On Monday, Sen. Leland Yee (D-San Francisco/San Mateo) sided firmly with Chinese-Americans against environmentalists in an escalating debate about the controversial ingredient.
Shark fin soup is a cultural delicacy normally enjoyed banquet-style on special occasions. But shark fins make environmentalists seethe with anger because of the cruel way in which they are often harvested.
Yee, who announced his mayoral candidacy last November, held a press conference Monday in San Francisco’s Chinatown to denounce new state legislation that would ban the sale of shark fin.
“It seems that there are more and more examples where individuals or groups of individuals are trying to limit our heritage and our culture,” Yee, flanked by supportive restaurateurs and chefs, told reporters before evoking memories of racism against Chinese-Americans.
“It was not so many years ago that, if you happened to be Chinese, you could not go to school outside of Chinatown,” Yee said.
One shark fin, shredded, provides enough meat for a 20-person banquet, restaurant industry members said during the press conference.
Yee criticized the legislation, introduced Monday by Bay Area assemblymen Paul Fong (D-Cupertino) and Jared Huffman (D-San Rafael), as being overreaching and insensitive. He said it unfairly bans the sale of all fins, including those from sustainably harvested sharks.
Fishermen who only want the shark's fins cut them off and toss the animals back in the water, where they die. The practice is illegal in United States waters. The practice of finning is blamed by environmental groups, including Pacific Environment, for a dramatic decline in population numbers. Marine ecosystems can be thrown out of balance when the top predators disappear.
The new legislation would not regulate the sale of any other parts of sharks' bodies.
“Costco sells shark meat.
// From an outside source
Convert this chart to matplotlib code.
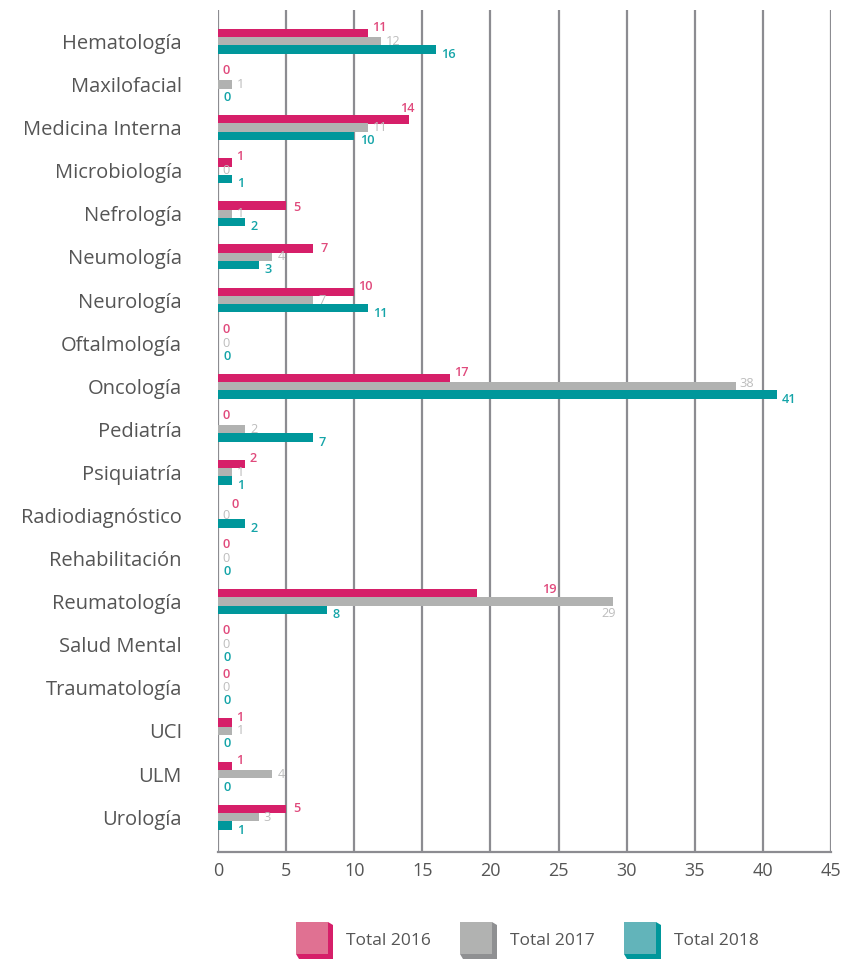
import matplotlib

matplotlib.use("Agg")
import matplotlib.pyplot as plt
import numpy as np
from matplotlib.patches import Polygon

W, H = 845, 960

categories = ["Hematología", "Maxilofacial", "Medicina Interna", "Microbiología", "Nefrología",
              "Neumología", "Neurología", "Oftalmología", "Oncología", "Pediatría", "Psiquiatría",
              "Radiodiagnóstico", "Rehabilitación", "Reumatología", "Salud Mental", "Traumatología",
              "UCI", "ULM", "Urología"]
total_2016 = [11, 0, 14, 1, 5, 7, 10, 0, 17, 0, 2, 0, 0, 19, 0, 0, 1, 1, 5]
total_2017 = [12, 1, 11, 0, 1, 4, 7, 0, 38, 2, 1, 0, 0, 29, 0, 0, 1, 4, 3]
total_2018 = [16, 0, 10, 1, 2, 3, 11, 0, 41, 7, 1, 2, 0, 8, 0, 0, 0, 0, 1]
series_names = ["Total 2016", "Total 2017", "Total 2018"]

BAR = ["#d61f69", "#b1b2b1", "#00979b"]
TXT = ["#e04a7c", "#bdbdbd", "#14a4a8"]
LEG_FRONT = ["#e07192", "#b1b2b1", "#62b4ba"]
LEG_SIDE = ["#d61f69", "#8f9092", "#00979b"]
GRIDC = "#8c8c91"
LABC = "#555555"
FONT = "Open Sans"

plt.rcParams.update({"font.family": FONT})

fig = plt.figure(figsize=(W / 100, H / 100), dpi=100)
ax = fig.add_axes([218 / W, 1 - 852 / H, (831 - 218) / W, (852 - 10) / H])

y = np.arange(len(categories))
offs = [-0.19, 0.0, 0.19]
data = [total_2016, total_2017, total_2018]
for k, vals in enumerate(data):
    ax.barh(y + offs[k], vals, height=0.2, color=BAR[k], zorder=3)

# value label offsets in points (dx, dy, ha); overrides for crowded spots
default_off = [(3, 4, "left"), (3.5, 0, "left"), (4, -3.5, "left")]
override = {(0, 13): (47, 3, "left"), (1, 13): (-3, -8.5, "center"), (0, 11): (10, 2, "left"),
            (0, 4): (5, -1, "left"), (0, 5): (5, 0, "left"), (0, 18): (5, 0, "left"),
            (1, 8): (3, 2, "left"), (0, 2): (-1, 8, "center")}
weights = ["semibold", "normal", "semibold"]
for k, vals in enumerate(data):
    for i, v in enumerate(vals):
        dx, dy, ha = override.get((k, i), default_off[k])
        ax.annotate(str(v), (v, y[i] + offs[k]), textcoords="offset points", xytext=(dx, dy),
                    ha=ha, va="center", fontsize=9.2, color=TXT[k], fontweight=weights[k], zorder=4)

ax.set_xlim(0, 45)
ax.set_ylim(18.81, -0.73)
ax.set_xticks(np.arange(0, 46, 5))
ax.set_yticks(y)
ax.set_yticklabels(categories, fontsize=14.5, color=LABC)
ax.tick_params(axis="y", length=0, pad=26)
ax.tick_params(axis="x", length=0, pad=7, labelsize=13, labelcolor=LABC)
ax.grid(axis="x", color=GRIDC, linewidth=1.6, zorder=0)
ax.set_axisbelow(True)
for s in ("top", "right", "left"):
    ax.spines[s].set_visible(False)
ax.spines["bottom"].set_color(GRIDC)
ax.spines["bottom"].set_linewidth(1.6)


def px(xp, yp):
    return (xp / W, 1 - yp / H)


# legend: small 3D cubes
for k, name in enumerate(series_names):
    x0 = 296 + 164 * k
    y0 = 922
    s, d = 32, 5
    side = Polygon([px(x0 + s, y0), px(x0 + s + d, y0 + 3), px(x0 + s + d, y0 + s + d),
                    px(x0 + 3, y0 + s + d), px(x0, y0 + s), px(x0 + s, y0 + s)],
                   closed=True, transform=fig.transFigure, facecolor=LEG_SIDE[k], edgecolor="none")
    front = Polygon([px(x0, y0), px(x0 + s, y0), px(x0 + s, y0 + s), px(x0, y0 + s)],
                    closed=True, transform=fig.transFigure, facecolor=LEG_FRONT[k], edgecolor="none")
    fig.patches.extend([side, front])
    fig.text(*px(x0 + 50, y0 + 19), name, fontsize=12.5, color=LABC,
             ha="left", va="center")

fig.savefig("out.png", dpi=100)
So those sharks that come in – what are you going to do with that fin?” Yee said.
Yee denied that he was taking an anti-environmentalist stance, pointing to high grades given to him by environmental groups for his legislative voting record.
But Yee’s recent political priorities suggest that he is courting an increasingly powerful Chinese electorate in San Francisco, which helped install bureaucrat Ed Lee as mayor and Jane Kim as District 6 supervisor.
“Leland desperately needs Chinese votes for this election,” said David Latterman, a local political analyst and consultant.
Latterman said the shark-fin debate pits environmentalist values against traditional Chinese values. “He has got to make a choice, and his people told him to make this choice,” Latterman said.
Echoing comments from scores of environmental organizations that support the fin ban, legislation co-author Huffman said it is impossible for shark fins to be harvested sustainably.
“There is no such thing as sustainable,” Huffman said. “All of the evidence suggests that the very lucrative market for shark fin here in California is continuing to be the driver behind this very destructive practice worldwide.”
Huffman and Fong, who was born in China and identifies himself as Asian Pacific American, held their own press conference Monday that was attended by Chinese-American restaurateurs who support the legislation.